Home: Perl Programming Help: Regular Expressions:
extract some text from a webpage

New User

Nov 17, 2011, 7:18 AM

Views: 11015
extract some text from a webpage

hey all..

So.. i have this regex /(%)((?:[a-z][a-z0-9_]*))/
I'm not sure if it's correct but anyway what i'm trying to do is use it to get a line of text from a webpage that begins with a % character and ends in a whitespace so it would be like: whatever %Get_This123 whatever

I tried grep but erm it wouldnt work..


Nov 18, 2011, 4:25 AM

Views: 10920
Re: [slekness] extract some text from a webpage

Whether or not the grep function is useful, depends on how you want to process the result. A more frequently used solution is, however, to loop through the file and apply your regex to each line.

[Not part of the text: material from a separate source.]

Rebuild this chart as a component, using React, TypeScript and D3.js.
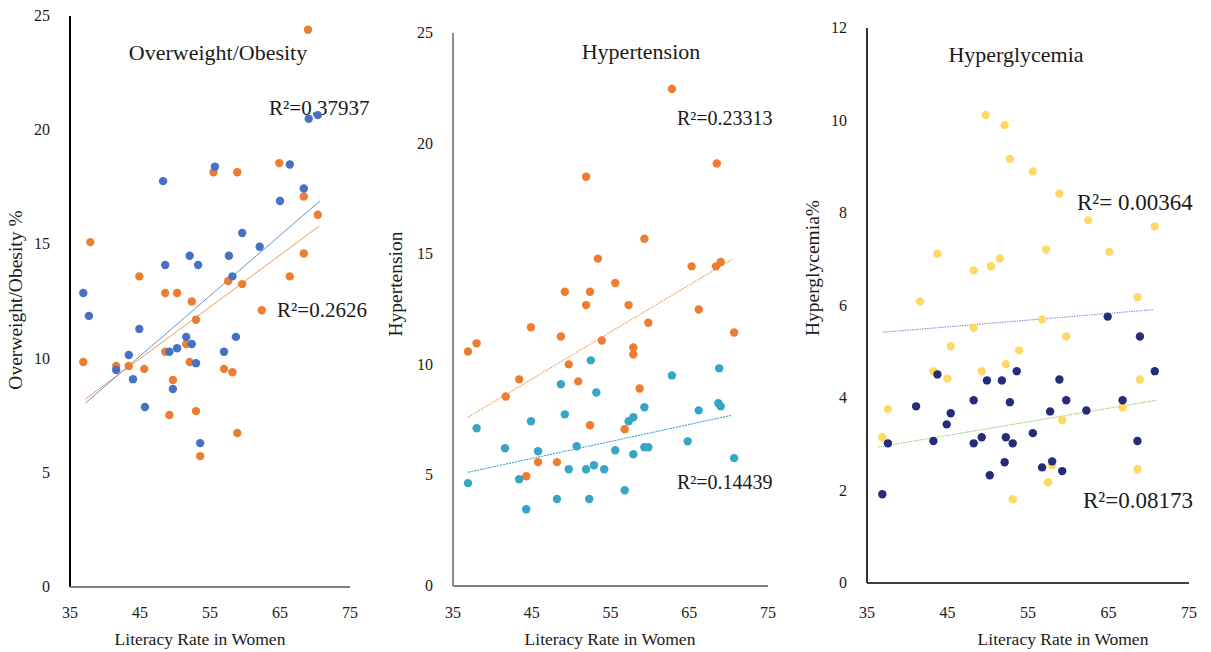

Note that the pattern matching operator in Perl is =~

(See perldoc perlop)

BTW, your regexp doesn't fulfil the condition "ends in a whitespace", because the word string might also be terminated, for instance, by a dot, comma, or uppercase letter (for this reason, your example string ".... %Get_This123 ..." would not match).

New User

Nov 30, 2011, 12:37 AM

Views: 10645
Re: [slekness] extract some text from a webpage

Try the following instead:

my $string = "whatever %Get_This123 whatever"; 
if ($string =~ /.*?^%(.*?)\s/)
my $match = $1;
print "Matched: $match\n";

Note that the above regexp is quite light and will also match "* %whatever * <space>"